Problem: Stop at the line containing "y_ticks = [5.80, 5.85, 5.90, 5.95, 6.00, 6.05]": repeat exactly every line of the entries below from the first up to it, plus that line, with pictures omitted.

Input data:
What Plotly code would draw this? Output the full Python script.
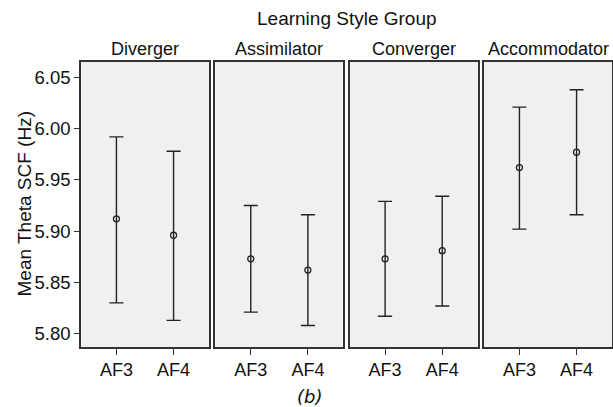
import plotly.graph_objects as go
from plotly.subplots import make_subplots

groups = ["Diverger", "Assimilator", "Converger", "Accommodator"]
channels = ["AF3", "AF4"]
means = [[5.912, 5.896], [5.873, 5.862], [5.873, 5.881], [5.962, 5.977]]
upper = [[5.992, 5.978], [5.925, 5.916], [5.929, 5.934], [6.021, 6.038]]
lower = [[5.830, 5.813], [5.821, 5.808], [5.817, 5.827], [5.902, 5.916]]
y_ticks = [5.80, 5.85, 5.90, 5.95, 6.00, 6.05]

W, H = 613, 407
ml, mr, mt, mb = 81, 1, 62, 60
pw = W - ml - mr
ph = H - mt - mb
panel_w = 128
gap = (pw - 4 * panel_w) / 3

fig = make_subplots(rows=1, cols=4, shared_yaxes=True)
font_family = "Liberation Sans, Arial, sans-serif"
tc = "#111"

for i, g in enumerate(groups):
    m = means[i]
    ep = [u - v for u, v in zip(upper[i], m)]
    em = [v - l for v, l in zip(m, lower[i])]
    fig.add_trace(go.Scatter(
        x=channels, y=m, mode="markers",
        marker=dict(symbol="circle-open", size=6, color="#222", line=dict(width=1.3)),
        error_y=dict(type="data", array=ep, arrayminus=em, color="#222",
                     thickness=1.4, width=7),
        showlegend=False), row=1, col=i + 1)
    d0 = i * (panel_w + gap) / pw
    d1 = min((i * (panel_w + gap) + panel_w) / pw, 1)
    xa = "xaxis" if i == 0 else f"xaxis{i+1}"
    fig.layout[xa].update(domain=[d0, d1], range=[-0.62, 1.62],
                          showline=True, mirror=True, linecolor="#333", linewidth=1.5,
                          ticks="outside", ticklen=6, tickcolor="#333",
                          showgrid=False, zeroline=False, automargin=False,
                          tickfont=dict(family=font_family, size=18, color=tc))
    ya = "yaxis" if i == 0 else f"yaxis{i+1}"
    fig.layout[ya].update(range=[5.787, 6.065], showline=True, mirror=True,
                          linecolor="#333", linewidth=1.5, showgrid=False, zeroline=False,
                          showticklabels=(i == 0), automargin=False,
                          ticks="outside" if i == 0 else "", ticklen=5, tickcolor="#333",
                          tickvals=y_ticks, tickformat=".2f",
                          tickfont=dict(family=font_family, size=18.5, color=tc))
    fig.add_annotation(text=g, xref="paper", yref="paper",
                       x=(d0 + d1) / 2, y=1 + 13 / ph, xanchor="center", yanchor="middle",
                       showarrow=False, font=dict(family=font_family, size=18, color=tc))

fig.add_annotation(text="Learning Style Group", xref="paper", yref="paper",
                   x=(347 - ml) / pw, y=1 + 43 / ph, xanchor="center", yanchor="middle",
                   showarrow=False, font=dict(family=font_family, size=19, color=tc))
fig.add_annotation(text="Mean Theta SCF (Hz)", xref="paper", yref="paper",
                   x=(24 - ml) / pw, y=0.5, textangle=-90, showarrow=False,
                   xanchor="center", yanchor="middle",
                   font=dict(family=font_family, size=19, color=tc))
fig.add_annotation(text="<i>(b)</i>", xref="paper", yref="paper",
                   x=(309 - ml) / pw, y=-(396 - (H - mb)) / ph, xanchor="center",
                   yanchor="middle", showarrow=False,
                   font=dict(family="DejaVu Sans, sans-serif", size=18, color=tc))

fig.update_layout(width=W, height=H, margin=dict(l=ml, r=mr, t=mt, b=mb, autoexpand=False),
                  plot_bgcolor="#f0f0f0", paper_bgcolor="white", hovermode=False)
fig.write_html("out.html", config={"displayModeBar": False},
               post_script="document.body.style.margin='0';")
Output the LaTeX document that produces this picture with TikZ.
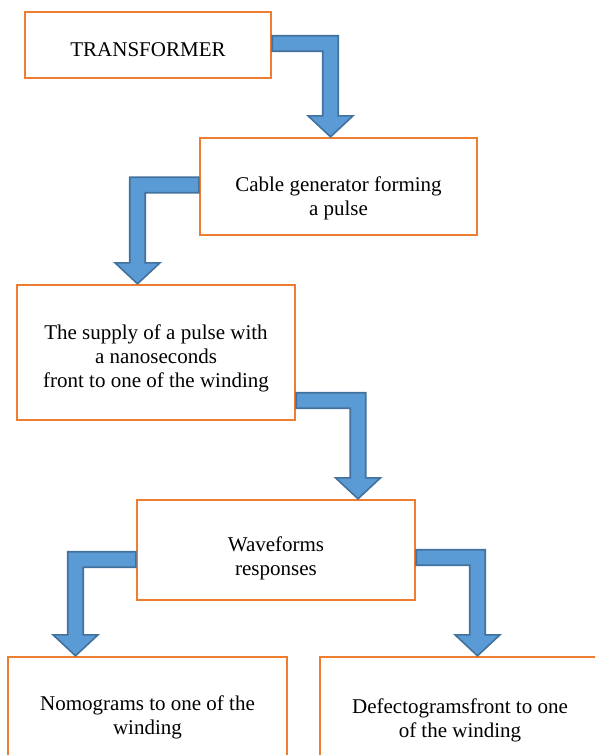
\documentclass[tikz,border=0pt]{standalone}
\usepackage{fontspec}
\setmainfont{Liberation Serif}
\usetikzlibrary{calc}
\definecolor{boxorange}{HTML}{ED7D31}
\definecolor{arrowfill}{HTML}{5B9BD5}
\definecolor{arrowline}{HTML}{41719C}

% half bar width, half head width, head length of the bent block arrows
\def\barhalf{7.75pt}
\def\headhalf{22.5pt}
\def\headlen{21pt}
% #1 start on a box side, #2 tip, #3 = 1 turns right, -1 turns left
\newcommand{\bentarrow}[3]{%
  \filldraw[blockarr] let \p1=#1, \p2=#2 in
    (\x1,{\y1+\barhalf}) -- ({\x2+(#3)*\barhalf},{\y1+\barhalf})
    -- ({\x2+(#3)*\barhalf},{\y2+\headlen}) -- ({\x2+(#3)*\headhalf},{\y2+\headlen})
    -- (\x2,\y2) -- ({\x2-(#3)*\headhalf},{\y2+\headlen})
    -- ({\x2-(#3)*\barhalf},{\y2+\headlen}) -- ({\x2-(#3)*\barhalf},{\y1-\barhalf})
    -- (\x1,{\y1-\barhalf}) -- cycle;}

\begin{document}
\begin{tikzpicture}[
    x=1pt,y=-1pt,
    font=\fontsize{21}{24}\selectfont,
    box/.style={draw=boxorange,line width=2.4pt,fill=white,inner sep=0pt},
    lbl/.style={align=center,inner sep=0pt},
    blockarr/.style={fill=arrowfill,draw=arrowline,line width=1.6pt,line join=miter},
  ]
    \useasboundingbox (0,0) rectangle (595,755);
    \clip (0,0) rectangle (595,755);

    \node[box,minimum width=246pt,minimum height=66pt,
      label={[lbl,yshift=-5pt]center:TRANSFORMER}] (transformer) at (148,45) {};
    \node[box,minimum width=277pt,minimum height=97pt,
      label={[lbl,yshift=-12pt]center:Cable generator forming\\a pulse}] (cable) at (338.5,186.5) {};
    \node[box,minimum width=278pt,minimum height=135pt,
      label={[lbl,yshift=-6pt]center:The supply of a pulse with\\a nanoseconds\\front to one of the winding}] (supply) at (156,352.5) {};
    \node[box,minimum width=278pt,minimum height=100pt,
      label={[lbl,yshift=-8pt]center:Waveforms\\responses}] (wave) at (276,550) {};
    \node[box,minimum width=279pt,minimum height=120pt,
      label={[lbl]center:Nomograms to one of the\\winding}] (nomo) at (147.5,717) {};
    \node[box,minimum width=280pt,minimum height=126pt,
      label={[lbl]center:Defectogramsfront to one\\of the winding}] (defect) at (460,720) {};

    \bentarrow{([yshift=1.5pt]transformer.east)}{([xshift=-8pt]cable.north)}{1}
    \bentarrow{([yshift=1.5pt]cable.west)}{([xshift=-18.5pt]supply.north)}{-1}
    \bentarrow{([yshift=-48pt]supply.east)}{([xshift=82pt]wave.north)}{1}
    \bentarrow{([yshift=-9.5pt]wave.west)}{([xshift=-72pt]nomo.north)}{-1}
    \bentarrow{([yshift=-7.5pt]wave.east)}{([xshift=17.5pt]defect.north)}{1}
\end{tikzpicture}
\end{document}
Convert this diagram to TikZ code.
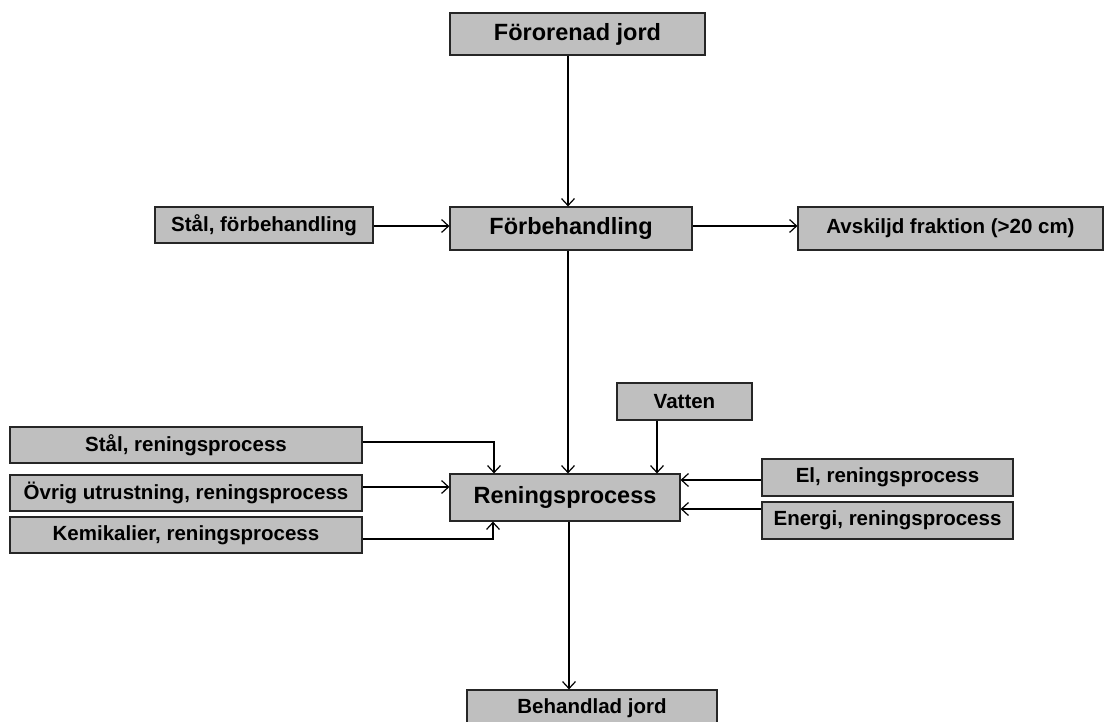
\documentclass[tikz,border=0pt]{standalone}
\usepackage{fontspec}
\setmainfont{Liberation Sans}
\usetikzlibrary{arrows.meta}
\begin{document}
\begin{tikzpicture}[x=1pt,y=-1pt,
  box/.style={draw=black!85,line width=1.2pt,fill=black!25,inner sep=0pt,
    font=\fontsize{20.5}{24}\selectfont\bfseries},
  bigbox/.style={box,font=\fontsize{23.5}{28}\selectfont\bfseries},
  arr/.style={line width=1.2pt,-{Straight Barb[length=7pt,width=13pt,line width=1.2pt]}},
  ln/.style={line width=1.2pt}]
\useasboundingbox (0,0) rectangle (1106,722);
% main column
\node[bigbox,minimum width=255pt,minimum height=42pt] (top) at (577.5,34) {Förorenad jord};
\node[bigbox,minimum width=242pt,minimum height=43pt] (forb) at (571,228.5) {Förbehandling};
\node[bigbox,minimum width=230pt,minimum height=47pt] (ren) at (565,497.5) {Reningsprocess};
\node[box,minimum width=250pt,minimum height=36pt] (beh) at (592,708) {Behandlad jord};
% side inputs and outputs
\node[box,minimum width=218pt,minimum height=36pt] (stalf) at (264,225) {Stål, förbehandling};
\node[box,minimum width=305pt,minimum height=43pt] (avsk) at (950.5,228.5) {Avskiljd fraktion (>20 cm)};
\node[box,minimum width=352pt,minimum height=36pt] (stalr) at (186,445) {Stål, reningsprocess};
\node[box,minimum width=352pt,minimum height=36pt] (ovrig) at (186,493) {Övrig utrustning, reningsprocess};
\node[box,minimum width=352pt,minimum height=36pt] (kemi) at (186,535) {Kemikalier, reningsprocess};
\node[box,minimum width=135pt,minimum height=37pt] (vatten) at (684.5,401.5) {Vatten};
\node[box,minimum width=251pt,minimum height=37pt] (el) at (887.5,477.5) {El, reningsprocess};
\node[box,minimum width=251pt,minimum height=37pt] (energi) at (887.5,520.5) {Energi, reningsprocess};
% guide coordinates for the vertical runs
\coordinate (cx) at (568,0);
\coordinate (cy) at (569,0);
\coordinate (sx) at (494,0);
\coordinate (vx) at (657,0);
% connectors
\draw[arr] (top.south -| cx) -- (forb.north -| cx);
\draw[arr] (forb.south -| cx) -- (ren.north -| cx);
\draw[arr] (ren.south -| cy) -- (beh.north -| cy);
\draw[arr] ([yshift=-1pt]stalf.east) -- ([yshift=-1pt]stalf.east -| forb.west);
\draw[arr] ([yshift=2.5pt]forb.east) -- ([yshift=2.5pt]forb.east -| avsk.west);
\draw[arr] ([yshift=3pt]stalr.east) -| (ren.north -| sx);
\draw[arr] ([yshift=6pt]ovrig.east) -- ([yshift=6pt]ovrig.east -| ren.west);
\draw[arr] ([yshift=-4pt]kemi.east) -| ([xshift=-1pt]ren.south -| sx);
\draw[arr] (vatten.south -| vx) -- (ren.north -| vx);
\draw[arr] ([yshift=-2.5pt]el.west) -- ([yshift=-2.5pt]el.west -| ren.east);
\draw[arr] ([yshift=11.5pt]energi.west) -- ([yshift=11.5pt]energi.west -| ren.east);
\end{tikzpicture}
\end{document}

Correct response:
What Plotly code would draw this? Output the full Python script.
import plotly.graph_objects as go
from plotly.subplots import make_subplots

groups = ["Diverger", "Assimilator", "Converger", "Accommodator"]
channels = ["AF3", "AF4"]
means = [[5.912, 5.896], [5.873, 5.862], [5.873, 5.881], [5.962, 5.977]]
upper = [[5.992, 5.978], [5.925, 5.916], [5.929, 5.934], [6.021, 6.038]]
lower = [[5.830, 5.813], [5.821, 5.808], [5.817, 5.827], [5.902, 5.916]]
y_ticks = [5.80, 5.85, 5.90, 5.95, 6.00, 6.05]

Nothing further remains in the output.